Service, experience, SEO, journey — everything your business does should be aimed towards one goal: solving your customer’s problems. This is the foundation of inbound marketing. There are a million details to work out, but if you do a good job serving your customers, success will flow from there.
Making Your Solution Visible
If a potential customer doesn’t know you exist, you won’t be able to solve their problem.
Let’s assume you have the cleanest self storage units in the area at the best rates, with all the top amenities. Anyone with extra furniture to store, an estate sale to plan for, or an RV to get out of their driveway would be lucky to find you.
Now picture your potential customer at the first step of their journey. With a room full of heirloom furniture that won’t fit in their new home, what are they to do? Buying a bigger house would be too expensive. They use a search engine (probably Google), but not overwhelmingly so) to find a better solution.
Self storage units? There we go.
Is the self storage facility sitting on their phone screen yours? If not, are you at least one of the top options? Click-through rate decreases dramatically the further you get from the first result. If you’re one of the three local pack results, you can expect to take a share of 32.3 percent of the clicks.
Key local ranking tips:
- Ensure your info is accurate
- Fill out all the data
- Add photos
- Manage and respond to reviews
Make Doing Business Easy
Big companies and new technology have not just moved the target, they’ve shifted the entire playing field. Customers want to do business online, instantaneously.

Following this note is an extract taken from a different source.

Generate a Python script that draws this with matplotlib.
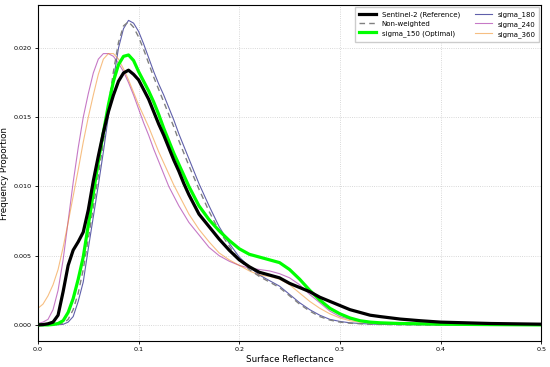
import matplotlib
matplotlib.use("Agg")
import matplotlib.pyplot as plt

x = [0.0, 0.005, 0.01, 0.015, 0.02, 0.025, 0.03, 0.035, 0.04, 0.045, 0.05, 0.055, 0.06, 0.065,
     0.07, 0.075, 0.08, 0.085, 0.09, 0.095, 0.10, 0.105, 0.11, 0.115, 0.12, 0.125, 0.13, 0.135,
     0.14, 0.145, 0.15, 0.16, 0.17, 0.18, 0.19, 0.20, 0.21, 0.22, 0.23, 0.24, 0.25, 0.26, 0.27,
     0.28, 0.29, 0.30, 0.31, 0.32, 0.33, 0.34, 0.36, 0.38, 0.40, 0.45, 0.50]

sentinel = [0.0, 0.00002, 0.00008, 0.0002, 0.0007, 0.0024, 0.0043, 0.0054, 0.0060, 0.0067, 0.0083,
            0.0104, 0.0122, 0.0139, 0.0154, 0.0166, 0.0176, 0.0182, 0.0184, 0.0181, 0.0177, 0.0170,
            0.0163, 0.0154, 0.0145, 0.0137, 0.0128, 0.0119, 0.0111, 0.0102, 0.0094, 0.0080, 0.0071,
            0.0062, 0.0054, 0.0047, 0.0042, 0.0038, 0.0036, 0.0034, 0.0030, 0.0027, 0.0024, 0.0020,
            0.0017, 0.0014, 0.0011, 0.0009, 0.0007, 0.0006, 0.00042, 0.0003, 0.0002, 0.0001, 0.00005]

nonweighted = [0.0, 0.0, 0.0, 0.00002, 0.00005, 0.0001, 0.0004, 0.0011, 0.0023, 0.0040, 0.0062,
               0.0085, 0.0108, 0.0132, 0.0158, 0.0183, 0.0204, 0.0216, 0.0219, 0.0215, 0.0208,
               0.0199, 0.0189, 0.0179, 0.0170, 0.0161, 0.0152, 0.0143, 0.0133, 0.0124, 0.0115,
               0.0098, 0.0082, 0.0068, 0.0057, 0.0047, 0.0040, 0.0035, 0.0031, 0.0027, 0.0021,
               0.0015, 0.0010, 0.0006, 0.00035, 0.0002, 0.00012, 0.00008, 0.00005, 0.00003,
               0.00001, 0.0, 0.0, 0.0, 0.0]

sigma_150 = [0.0, 0.0, 0.0, 0.00003, 0.0001, 0.0003, 0.0009, 0.0019, 0.0033, 0.0049, 0.0072,
             0.0095, 0.0118, 0.0139, 0.0159, 0.0176, 0.0188, 0.0194, 0.0195, 0.0191, 0.0183,
             0.0176, 0.0169, 0.0161, 0.0152, 0.0142, 0.0133, 0.0124, 0.0116, 0.0108, 0.0100,
             0.0086, 0.0076, 0.0068, 0.0061, 0.0055, 0.0051, 0.0049, 0.0047, 0.0045, 0.0040,
             0.0033, 0.0025, 0.0018, 0.0012, 0.0008, 0.0005, 0.0003, 0.0002, 0.00015, 0.0001,
             0.00008, 0.00005, 0.00002, 0.0]

sigma_180 = [0.0, 0.0, 0.0, 0.0, 0.00001, 0.00004, 0.0002, 0.0006, 0.0017, 0.0031, 0.0055,
             0.0078, 0.0101, 0.0125, 0.0151, 0.0177, 0.0200, 0.0214, 0.0220, 0.0218, 0.0212,
             0.0203, 0.0193, 0.0183, 0.0174, 0.0166, 0.0157, 0.0148, 0.0138, 0.0129, 0.0120,
             0.0102, 0.0086, 0.0071, 0.0059, 0.0049, 0.0042, 0.0036, 0.0032, 0.0028, 0.0022,
             0.0016, 0.0011, 0.0007, 0.0004, 0.00025, 0.00015, 0.0001, 0.00006, 0.00004,
             0.00002, 0.00001, 0.0, 0.0, 0.0]

sigma_240 = [0.0001, 0.0002, 0.0004, 0.0011, 0.0025, 0.0047, 0.0075, 0.0103, 0.0128, 0.0150,
             0.0167, 0.0182, 0.0192, 0.0196, 0.0196, 0.0194, 0.0189, 0.0183, 0.0175, 0.0166,
             0.0156, 0.0146, 0.0137, 0.0127, 0.0118, 0.0109, 0.0100, 0.0093, 0.0086, 0.0080,
             0.0074, 0.0065, 0.0056, 0.0050, 0.0046, 0.0043, 0.0041, 0.0040, 0.0039, 0.0037,
             0.0034, 0.0029, 0.0022, 0.0016, 0.0010, 0.0006, 0.0004, 0.0003, 0.0002, 0.00015,
             0.0001, 0.00005, 0.00003, 0.00001, 0.0]

sigma_360 = [0.0012, 0.0015, 0.0021, 0.0029, 0.0040, 0.0056, 0.0074, 0.0093, 0.0112, 0.0132,
             0.0150, 0.0166, 0.0181, 0.0192, 0.0196, 0.0196, 0.0192, 0.0185, 0.0177, 0.0168,
             0.0159, 0.0151, 0.0143, 0.0134, 0.0125, 0.0117, 0.0109, 0.0101, 0.0094, 0.0087,
             0.0080, 0.0069, 0.0060, 0.0052, 0.0047, 0.0043, 0.0039, 0.0036, 0.0035, 0.0033,
             0.0029, 0.0023, 0.0017, 0.0012, 0.0008, 0.0005, 0.0003, 0.0002, 0.00015, 0.0001,
             0.00005, 0.00003, 0.00002, 0.00001, 0.0]

fig = plt.figure(figsize=(5.5, 3.67), dpi=100)
ax = fig.add_axes([0.069, 0.071, 0.915, 0.915])

ax.plot(x, sentinel, color="black", lw=2.3, label="Sentinel-2 (Reference)", zorder=5,
        solid_joinstyle="round")
ax.plot(x, nonweighted, color="gray", lw=1.0, ls=(0, (4, 3)), label="Non-weighted", zorder=3)
ax.plot(x, sigma_150, color="#00ff00", lw=2.3, label="sigma_150 (Optimal)", zorder=4,
        solid_joinstyle="round")
ax.plot(x, sigma_180, color="#2a2a8e", lw=0.8, alpha=0.75, label="sigma_180", zorder=2)
ax.plot(x, sigma_240, color="#a020a0", lw=0.8, alpha=0.6, label="sigma_240", zorder=2)
ax.plot(x, sigma_360, color="#f08a1c", lw=0.8, alpha=0.55, label="sigma_360", zorder=2)

ax.set_xlim(0, 0.5)
ax.set_ylim(-0.00116, 0.0231)
ax.set_xticks([0.0, 0.1, 0.2, 0.3, 0.4, 0.5])
ax.set_yticks([0.0, 0.005, 0.01, 0.015, 0.02])
ax.set_yticklabels(["0.000", "0.005", "0.010", "0.015", "0.020"])
ax.tick_params(labelsize=4.6, length=2.5, width=0.6, pad=2)
ax.grid(True, ls=":", lw=0.6, color="#cccccc")
for s in ax.spines.values():
    s.set_linewidth(0.8)
ax.set_xlabel("Surface Reflectance", fontsize=6.3, labelpad=2)
ax.set_ylabel("Frequency Proportion", fontsize=6.3, labelpad=3)
ax.legend(ncol=2, fontsize=5.0, loc="upper right", frameon=True, handlelength=2.4,
          columnspacing=2.2, borderpad=0.6, labelspacing=0.45, framealpha=1,
          edgecolor="#cccccc", fancybox=False, borderaxespad=0.25)

fig.savefig("out.png", dpi=100)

Amazon went as far as to patent one-click shopping, because customers preferred that so much more than two-, three- or four-click shopping. Apple paid Amazon significant amounts of money to be able to offer one-click shopping.
Self storage is notoriously slow to adopt new technology, but our time has come. The vast majority of your customers want the self storage rental process to be quick, easy and completed in as few clicks as possible.

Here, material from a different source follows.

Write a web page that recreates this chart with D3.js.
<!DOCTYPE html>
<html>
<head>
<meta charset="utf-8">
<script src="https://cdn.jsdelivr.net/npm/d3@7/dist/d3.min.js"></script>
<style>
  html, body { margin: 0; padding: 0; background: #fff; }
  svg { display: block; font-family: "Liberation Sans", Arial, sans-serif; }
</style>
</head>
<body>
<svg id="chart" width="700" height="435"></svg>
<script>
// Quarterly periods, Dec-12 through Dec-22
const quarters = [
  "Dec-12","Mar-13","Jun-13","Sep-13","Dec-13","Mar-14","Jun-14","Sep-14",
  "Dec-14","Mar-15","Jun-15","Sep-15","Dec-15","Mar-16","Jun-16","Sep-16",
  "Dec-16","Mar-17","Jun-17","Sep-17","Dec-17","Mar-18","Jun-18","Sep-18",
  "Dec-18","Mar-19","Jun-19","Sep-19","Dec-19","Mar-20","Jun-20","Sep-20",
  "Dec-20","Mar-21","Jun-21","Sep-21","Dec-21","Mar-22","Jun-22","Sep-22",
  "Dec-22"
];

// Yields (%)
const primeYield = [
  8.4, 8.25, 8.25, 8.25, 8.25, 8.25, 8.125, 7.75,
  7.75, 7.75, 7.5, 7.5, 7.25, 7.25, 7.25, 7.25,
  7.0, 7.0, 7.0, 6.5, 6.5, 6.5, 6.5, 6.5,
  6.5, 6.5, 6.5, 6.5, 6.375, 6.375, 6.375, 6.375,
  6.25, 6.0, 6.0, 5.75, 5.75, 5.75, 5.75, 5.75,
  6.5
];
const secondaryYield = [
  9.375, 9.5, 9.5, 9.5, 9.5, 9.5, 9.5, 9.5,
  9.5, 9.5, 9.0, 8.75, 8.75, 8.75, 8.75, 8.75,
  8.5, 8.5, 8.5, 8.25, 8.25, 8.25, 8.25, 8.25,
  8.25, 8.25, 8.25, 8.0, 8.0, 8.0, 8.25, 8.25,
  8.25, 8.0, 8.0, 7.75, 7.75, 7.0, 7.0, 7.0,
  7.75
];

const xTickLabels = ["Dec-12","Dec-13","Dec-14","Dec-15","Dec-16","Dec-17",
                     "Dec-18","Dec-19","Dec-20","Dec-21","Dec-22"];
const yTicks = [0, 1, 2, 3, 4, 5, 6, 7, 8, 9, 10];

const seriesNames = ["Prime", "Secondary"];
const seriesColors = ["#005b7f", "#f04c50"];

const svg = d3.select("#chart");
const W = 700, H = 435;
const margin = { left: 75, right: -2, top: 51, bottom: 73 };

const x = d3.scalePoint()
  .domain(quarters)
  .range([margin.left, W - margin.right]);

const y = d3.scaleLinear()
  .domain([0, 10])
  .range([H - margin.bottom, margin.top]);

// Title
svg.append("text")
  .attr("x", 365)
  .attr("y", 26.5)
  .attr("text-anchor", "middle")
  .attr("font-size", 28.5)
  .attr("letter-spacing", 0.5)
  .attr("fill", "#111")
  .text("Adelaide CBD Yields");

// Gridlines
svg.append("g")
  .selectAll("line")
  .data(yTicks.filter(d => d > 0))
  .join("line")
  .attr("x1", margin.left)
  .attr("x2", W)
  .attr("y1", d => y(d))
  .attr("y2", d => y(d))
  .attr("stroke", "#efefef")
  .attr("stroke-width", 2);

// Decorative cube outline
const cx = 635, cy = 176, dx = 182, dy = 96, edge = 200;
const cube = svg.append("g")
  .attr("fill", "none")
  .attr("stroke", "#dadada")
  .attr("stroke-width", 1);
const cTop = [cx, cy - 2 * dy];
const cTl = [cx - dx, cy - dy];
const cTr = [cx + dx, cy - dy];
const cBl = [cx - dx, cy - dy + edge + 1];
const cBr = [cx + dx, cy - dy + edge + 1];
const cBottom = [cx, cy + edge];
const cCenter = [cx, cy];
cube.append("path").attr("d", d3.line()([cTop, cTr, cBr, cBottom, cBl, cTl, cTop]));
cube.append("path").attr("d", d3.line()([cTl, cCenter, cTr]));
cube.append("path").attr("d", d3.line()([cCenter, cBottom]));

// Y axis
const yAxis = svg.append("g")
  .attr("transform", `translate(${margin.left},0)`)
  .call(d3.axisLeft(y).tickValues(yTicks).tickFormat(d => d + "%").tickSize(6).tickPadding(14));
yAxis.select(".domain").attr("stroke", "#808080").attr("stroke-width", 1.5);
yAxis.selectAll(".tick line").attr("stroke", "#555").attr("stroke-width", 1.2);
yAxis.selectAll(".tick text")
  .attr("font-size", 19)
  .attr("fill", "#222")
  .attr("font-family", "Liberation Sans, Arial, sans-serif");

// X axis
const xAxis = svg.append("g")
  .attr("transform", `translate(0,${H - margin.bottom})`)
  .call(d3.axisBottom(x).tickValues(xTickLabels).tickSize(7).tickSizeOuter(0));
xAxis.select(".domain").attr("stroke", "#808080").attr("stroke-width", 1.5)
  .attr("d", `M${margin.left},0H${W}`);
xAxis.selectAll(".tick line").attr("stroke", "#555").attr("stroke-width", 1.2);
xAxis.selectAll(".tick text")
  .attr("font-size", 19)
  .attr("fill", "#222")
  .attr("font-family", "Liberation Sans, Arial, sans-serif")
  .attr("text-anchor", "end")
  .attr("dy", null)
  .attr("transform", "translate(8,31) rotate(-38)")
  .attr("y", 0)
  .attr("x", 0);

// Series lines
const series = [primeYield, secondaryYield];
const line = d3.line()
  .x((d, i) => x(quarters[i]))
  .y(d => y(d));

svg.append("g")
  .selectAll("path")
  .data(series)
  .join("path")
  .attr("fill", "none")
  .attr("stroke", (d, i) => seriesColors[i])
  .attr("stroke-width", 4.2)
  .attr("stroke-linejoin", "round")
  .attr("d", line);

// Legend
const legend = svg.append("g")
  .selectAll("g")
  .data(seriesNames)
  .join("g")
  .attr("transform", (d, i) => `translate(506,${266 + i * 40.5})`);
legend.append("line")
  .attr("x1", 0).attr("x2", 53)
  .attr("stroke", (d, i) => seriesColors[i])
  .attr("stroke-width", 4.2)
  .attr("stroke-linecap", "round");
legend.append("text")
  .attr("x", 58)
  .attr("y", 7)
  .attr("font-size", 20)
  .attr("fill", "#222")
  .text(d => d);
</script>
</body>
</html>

The little interaction from before, where a potential customer walked in to rent a unit? Customers prefer to have a unit rented before that scenario ever occurs.
Online rentals mean your guests don’t have to meet anyone, make any extra trips, or take more time out of their day. Moving, mourning,and downsizing are all stressful events. Renting a self storage unit from you shouldn’t add any stress.
Provide Great Customer Service
When customers do interact with your business, do your best to ensure they have a good experience. You know this already, but it’s important. If your customers aren’t happy with your business, the next step is impossible.
Encourage Your Customers to Share Their Experience
This is the “sticking the landing” of great customer service. If you can convince your satisfied customers to leave reviews on Google, Yelp, Bing, whatever, you’ll be generating momentum for future customers to also find your solution.
Search engines value the reviews your customers leave, and customers value the recommendations of their peers, even if the reviews are anonymous. Less than half of consumers will even consider using a business with less than a four-star rating.
Here are a few simple ways to generate customer reviews:
- Include a link to a review site in emails, texts and bills.
- Have a link to a review site on your website.
- Personally invite customers to review your business after positive interactions.
Customer reviews capitalize on your great customer service and spin it into energy driving new customers your way.
Customer service alone is no longer enough to maximize your business. If you’re treading water through word of mouth and customer service alone, that’s fantastic — but you’re leaving a lot of money on the table. By optimizing your customer experience, you’ll be able to increase your economic occupancy rates as well as your unit occupancy. And all of this can be done with the same spirit that leads to great customer service, which is helping the customer.
After all, the goal is to solve people’s problems. If you can master that art, including the parts where the customer isn’t in your front office, your business will thrive.